We also flip it the other way to remind my son he shouldn’t hit or do other things to other people’s bodies because their bodies belong to them.
My family tends to hug goodbye & occasionally spontaneously, but usually not as a greeting. My mother in law always hugged me in greeting, from the day I met her. It always felt awkward. I’m not a natural hugger. I’ve got to warm up to a situation and to a person first. I enjoy spontaneous hugs from close friends who I haven’t seen in a while or when saying goodbye or when one of us has expressed something that needs a hug. I don’t make my kids hug anyone. My parents didn’t either, although my grandmother was always insistent about it. i usually ask kids if they want a hug, even if their parents have told them to hug me (usually my nieces and nephews). My son loves hugs but he too has to be ready and comfortable with the person. I think in some cases I’ve missed a hugging window with friends because I wasn’t quite ready & then they decided I didn’t want hugs. I do like hugs from good friends, including you!
just came across another related article…..
http://www.scarymommy.com/consent-child-doesnt-hug/
I worry that I’m hurting family’s feelings a lot. But I still think it’s important for O to know she can say no to physical contact. And I don’t want her to feel guilty if she doesn’t want to hug someone, like she’s obligated to hug family and feels bad for not really wanting to. I think that was always big for me, if I hugged someone out of obligation, I felt TERRIBLE for not wanting to (and yeah, I’d say that translated into romantic/sexual relationships later). I usually tell her to say good bye and then she initiates hugs if she wants.
Her preschool was very big on teaching the kids to ask for consent. You know how preschoolers are, they get excited and tackle hug one another every day, like they haven’t seen someone in WEEEEKS, but the teachers worked on making them stop and ask a person if they can give a hug. I keep trying to work on that one too.
It’s so important to teach children (especially girls!) that they alone are the ones who get to decide when and to whom they give their affection.
As an educator, I’ve gone to this woman’s workshops, and it was then I understood the enormity of the issue.

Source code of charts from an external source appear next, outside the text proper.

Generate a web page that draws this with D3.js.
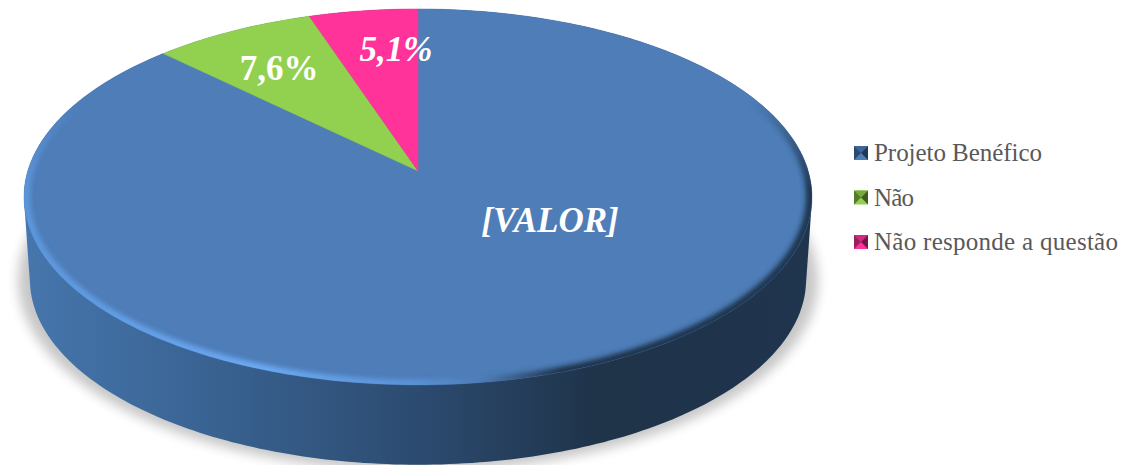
<!DOCTYPE html>
<html>
<head>
<meta charset="utf-8">
<script src="https://d3js.org/d3.v7.min.js"></script>
<style>
    html, body { margin: 0; padding: 0; background: #fff; }
    svg { display: block; }
</style>
</head>
<body>
<div id="chart"></div>
<script>
const categories = ['Projeto Benéfico', 'Não', 'Não responde a questão'];
const values = [87.3, 7.6, 5.1];
const labels = ['[VALOR]', '7,6%', '5,1%'];
const colors = ['#4e7db8', '#92d050', '#ff3399'];
const darkColors = ['#2c4a70', '#557a2c', '#99205c'];

const width = 1148;
const height = 465;

// the disc is a circle seen in perspective, apex of the slices is the circle centre
const cx = 418, cy = 171;
const rx = 390.2, ry = 184.4, tilt = 0.138;
const depth = 83;

function project(angle, shrink = 1, drop = 0) {
    const u = Math.sin(angle);
    const v = Math.cos(angle);
    const w = 1 + tilt * v;
    return [cx + shrink * rx * u / w, cy + drop + shrink * -ry * v / w];
}

const angles = d3.range(0, 360).map(d => d * Math.PI / 180);
const line = d3.line();

const svg = d3.select('#chart')
    .append('svg')
    .attr('width', width)
    .attr('height', height);

const defs = svg.append('defs');

const sideGradient = defs.append('linearGradient')
    .attr('id', 'side')
    .attr('gradientUnits', 'userSpaceOnUse')
    .attr('x1', 24).attr('x2', 812).attr('y1', 0).attr('y2', 0);
[['0%', '#4676ad'], ['22%', '#3a6494'], ['50%', '#2c4b70'], ['73%', '#1f3349'], ['100%', '#1f344e']]
    .forEach(s => sideGradient.append('stop').attr('offset', s[0]).attr('stop-color', s[1]));

const rimGradient = defs.append('linearGradient')
    .attr('id', 'rim')
    .attr('gradientUnits', 'userSpaceOnUse')
    .attr('x1', 24).attr('x2', 812).attr('y1', 0).attr('y2', 0);
[['0%', '#5c97dc'], ['30%', '#6dabf5'], ['50%', '#5a92d6'], ['58%', '#4e7db8'], ['68%', '#1f3349'], ['100%', '#1f344e']]
    .forEach(s => rimGradient.append('stop').attr('offset', s[0]).attr('stop-color', s[1]));

const fadeGradient = defs.append('linearGradient')
    .attr('id', 'fade')
    .attr('gradientUnits', 'userSpaceOnUse')
    .attr('x1', 0).attr('x2', 0).attr('y1', 100).attr('y2', 190);
fadeGradient.append('stop').attr('offset', '0%').attr('stop-color', '#000');
fadeGradient.append('stop').attr('offset', '100%').attr('stop-color', '#fff');

defs.append('mask').attr('id', 'rimFade')
    .attr('maskUnits', 'userSpaceOnUse')
    .attr('x', 0).attr('y', 0).attr('width', width).attr('height', height)
    .append('rect').attr('width', width).attr('height', height).attr('fill', 'url(#fade)');

defs.append('filter').attr('id', 'blurRim')
    .attr('x', '-5%').attr('y', '-5%').attr('width', '110%').attr('height', '110%')
    .append('feGaussianBlur').attr('stdDeviation', 2.5);
defs.append('filter').attr('id', 'blurShadow')
    .attr('x', '-10%').attr('y', '-10%').attr('width', '120%').attr('height', '120%')
    .append('feGaussianBlur').attr('stdDeviation', 6);

const topPoints = angles.map(a => project(a));
const bottomPoints = angles.map(a => project(a, 0.985, depth));

defs.append('clipPath').attr('id', 'topClip')
    .append('path').attr('d', line(topPoints) + 'Z');

// drop shadow under the disc
svg.append('path')
    .attr('d', line(angles.map(a => project(a, 1.015, depth))) + 'Z')
    .attr('fill', '#000')
    .attr('opacity', 0.22)
    .attr('filter', 'url(#blurShadow)');

// side wall, hull of the top and bottom outlines
svg.append('path')
    .attr('d', line(d3.polygonHull(topPoints.concat(bottomPoints))) + 'Z')
    .attr('fill', 'url(#side)');

// slices come from d3.pie, start at 12 o'clock going clockwise
const pie = d3.pie().sort(null).value(d => d);
const arcs = pie(values);

function slicePath(d) {
    const steps = d3.range(0, 121).map(i => d.startAngle + (d.endAngle - d.startAngle) * i / 120);
    return line([[cx, cy], ...steps.map(a => project(a))]) + 'Z';
}

svg.append('g')
    .selectAll('path')
    .data(arcs)
    .enter()
    .append('path')
    .attr('d', slicePath)
    .attr('fill', (d, i) => colors[i])
    .attr('stroke', (d, i) => colors[i])
    .attr('stroke-width', 0.5);

// bevel around the edge of the top face
svg.append('g')
    .attr('clip-path', 'url(#topClip)')
    .append('g')
    .attr('mask', 'url(#rimFade)')
    .append('path')
    .attr('d', line(angles.map(a => project(a, 0.996))) + 'Z')
    .attr('fill', 'none')
    .attr('stroke', 'url(#rim)')
    .attr('stroke-width', 9)
    .attr('filter', 'url(#blurRim)');

// slice labels
const labelPositions = [[550, 232], [279, 80], [396, 61]];
svg.append('g')
    .selectAll('text')
    .data(labels)
    .enter()
    .append('text')
    .attr('x', (d, i) => labelPositions[i][0])
    .attr('y', (d, i) => labelPositions[i][1])
    .attr('text-anchor', 'middle')
    .attr('font-family', '"Liberation Serif", serif')
    .attr('font-weight', 'bold')
    .attr('font-style', (d, i) => i === 1 ? 'normal' : 'italic')
    .attr('font-size', 35)
    .attr('fill', '#fff')
    .text(d => d);

// legend with the little pyramid markers
const legendY = d3.scalePoint().domain(categories).range([153, 242]);
const legendTextWidths = [168, 40, 244];
const marker = 14;
const legend = svg.append('g')
    .selectAll('g')
    .data(categories)
    .enter()
    .append('g')
    .attr('transform', d => `translate(854,${legendY(d) - marker / 2})`);

legend.each(function (d, i) {
    const g = d3.select(this);
    const m = marker, c = marker / 2;
    g.append('rect').attr('width', m).attr('height', m).attr('fill', colors[i]);
    g.append('path').attr('d', `M0,0L${m},0L${c},${c}Z`).attr('fill', d3.interpolateRgb(colors[i], darkColors[i])(0.45));
    g.append('path').attr('d', `M0,0L0,${m}L${c},${c}Z`).attr('fill', darkColors[i]);
    g.append('path').attr('d', `M${m},0L${m},${m}L${c},${c}Z`).attr('fill', d3.color(darkColors[i]).darker(0.8));
});

legend.append('text')
    .attr('x', 20)
    .attr('y', marker / 2 + 8)
    .attr('font-family', '"Liberation Serif", serif')
    .attr('font-size', 25)
    .attr('textLength', (d, i) => legendTextWidths[i])
    .attr('lengthAdjust', 'spacing')
    .attr('fill', '#595959')
    .text(d => d);
</script>
</body>
</html>
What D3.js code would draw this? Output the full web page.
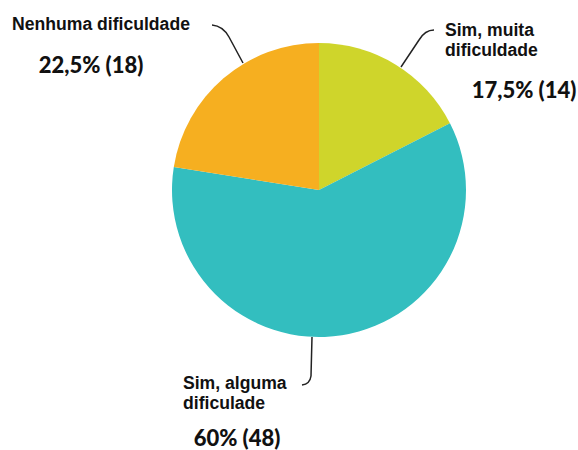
<!DOCTYPE html>
<html><head><meta charset="utf-8">
<script src="https://cdn.jsdelivr.net/npm/d3@7"></script>
<style>body{margin:0;background:#fff}</style>
</head><body>
<svg id="chart" width="578" height="450"></svg>
<script>
const categories = ["Sim, muita dificuldade", "Sim, alguma dificulade", "Nenhuma dificuldade"];
const counts = [14, 48, 18];
const percentLabels = ["17,5% (14)", "60% (48)", "22,5% (18)"];
const colors = ["#cfd52b", "#33bebf", "#f6af20"];

const svg = d3.select("#chart");
const cx = 319, cy = 190, r = 147;
const g = svg.append("g").attr("transform", `translate(${cx},${cy})`);
const pie = d3.pie().sort(null).value(d => d)(counts);
const arc = d3.arc().innerRadius(0).outerRadius(r);
g.selectAll("path").data(pie).enter().append("path")
  .attr("d", arc).attr("fill", (d, i) => colors[i]);

// leader lines
const leaders = [
  "M434,30 Q425,30 419,40 L401,67",
  "M312,337 L311,376 Q310,384 302,385",
  "M212,25 Q223,26 229,37 L243,63"
];
svg.selectAll("path.leader").data(leaders).enter().append("path")
  .attr("class", "leader").attr("d", d => d)
  .attr("fill", "none").attr("stroke", "#222").attr("stroke-width", 1.5);

// category labels
const nameFont = "'Liberation Sans', Arial, sans-serif";
const pctFont = "Lato, 'Liberation Sans', sans-serif";
const nameLines = [["Sim, muita", "dificuldade"], ["Sim, alguma", "dificulade"], ["Nenhuma dificuldade"]];
const namePos = [{x: 445, y: 36}, {x: 183, y: 389}, {x: 12, y: 30}];
const pctPos = [{x: 524, y: 98}, {x: 237, y: 446}, {x: 91, y: 73}];

nameLines.forEach((lines, i) => {
  const t = svg.append("text").attr("x", namePos[i].x).attr("y", namePos[i].y)
    .attr("font-family", nameFont).attr("font-weight", "bold").attr("font-size", 17.6)
    .attr("fill", "#111");
  lines.forEach((l, j) => t.append("tspan").attr("x", namePos[i].x).attr("dy", j === 0 ? 0 : 19.5).text(l));
  svg.append("text").attr("x", pctPos[i].x).attr("y", pctPos[i].y)
    .attr("text-anchor", "middle").attr("font-family", pctFont).attr("font-weight", 900)
    .attr("font-size", 22).attr("fill", "#111").text(percentLabels[i]);
});
</script>
</body></html>
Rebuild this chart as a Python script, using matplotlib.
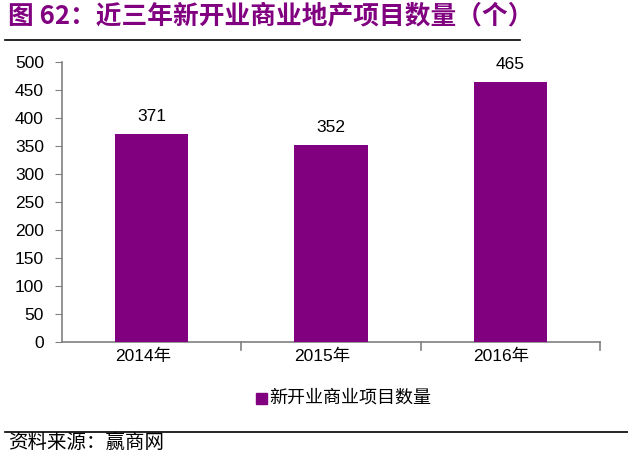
import matplotlib
matplotlib.use("Agg")
import matplotlib.pyplot as plt
from matplotlib.lines import Line2D

plt.rcParams['font.family'] = ['Liberation Sans', 'Noto Sans CJK SC', 'DejaVu Sans']

categories = ['2014年', '2015年', '2016年']
values = [371, 352, 465]
yticks = [0, 50, 100, 150, 200, 250, 300, 350, 400, 450, 500]
series_name = '新开业商业项目数量'
title = '图 62：近三年新开业商业地产项目数量（个）'
source = '资料来源：赢商网'

purple = '#800080'
W, H = 628, 453
fig = plt.figure(figsize=(W/100, H/100), dpi=100)

ax = fig.add_axes([62/W, 1-342/H, (600-62)/W, (342-62)/H])
x = list(range(len(categories)))
ax.bar(x, values, width=0.41, color=purple, zorder=3)
ax.set_xlim(-0.5, len(categories)-0.5)
ax.set_ylim(0, 500)
ax.set_yticks(yticks)
ax.tick_params(axis='y', direction='out', length=5, color='#808080', labelsize=12.5, pad=8)
ax.set_xticks([])
for s in ['top', 'right']:
    ax.spines[s].set_visible(False)
for s in ['left', 'bottom']:
    ax.spines[s].set_color('#808080')
    ax.spines[s].set_linewidth(1.2)
for b in [0.5, 1.5, 2.5]:
    ax.plot([b, b], [0, -15], color='#808080', lw=1.2, clip_on=False)
for i, c in enumerate(categories):
    ax.text(i - 0.05, -12, c, ha='center', va='top', fontsize=12.5,
            family=['Liberation Sans', 'Noto Sans CJK SC'])
for i, v in enumerate(values):
    ax.text(i, v + 18, str(v), ha='center', va='bottom', fontsize=12.5)

fig.patches.append(plt.Rectangle((256/W, 1-404/H), 11/W, 11/H, color=purple,
                                 transform=fig.transFigure))
fig.text(269/W, 1-398/H, series_name, ha='left', va='center', fontsize=13,
         family=['Noto Sans CJK SC'])

fig.text(8/W, 1-16/H, title, ha='left', va='center', fontsize=18.5, fontweight='bold',
         color=purple, family=['Noto Sans CJK SC', 'DejaVu Sans'])
fig.add_artist(Line2D([5/W, 520/W], [1-40/H, 1-40/H], color='black', lw=1.2,
                      transform=fig.transFigure))
fig.add_artist(Line2D([5/W, 1], [1-432/H, 1-432/H], color='black', lw=1.2,
                      transform=fig.transFigure))
fig.text(8/W, 1-442/H, source, ha='left', va='center', fontsize=14,
         family=['Noto Sans CJK SC'])

fig.savefig('out.png', dpi=100)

https://www.parentingsafechildren.com/
I spend a lot of time with my boys on “it is their body, they get to say what happens to it” and “no/stop” means you have to stop re: tickling, wrestling, whatever, all with the consent stuff in mind. I stick with the “tell them goodbye” option for the same reason. I only have issues with one older woman at day care who wants to hug all the kids she took care of as babies and my oldest isn’t into it. When it happened unstoppably, we talked out the feeelings/options afterward and that seemed to work. Maybe you can ask them how they feel about hugging all the family and whether they want you to intervene? Kudos for even thinking about it – I feel so bad when I see kids forced to do this stuff!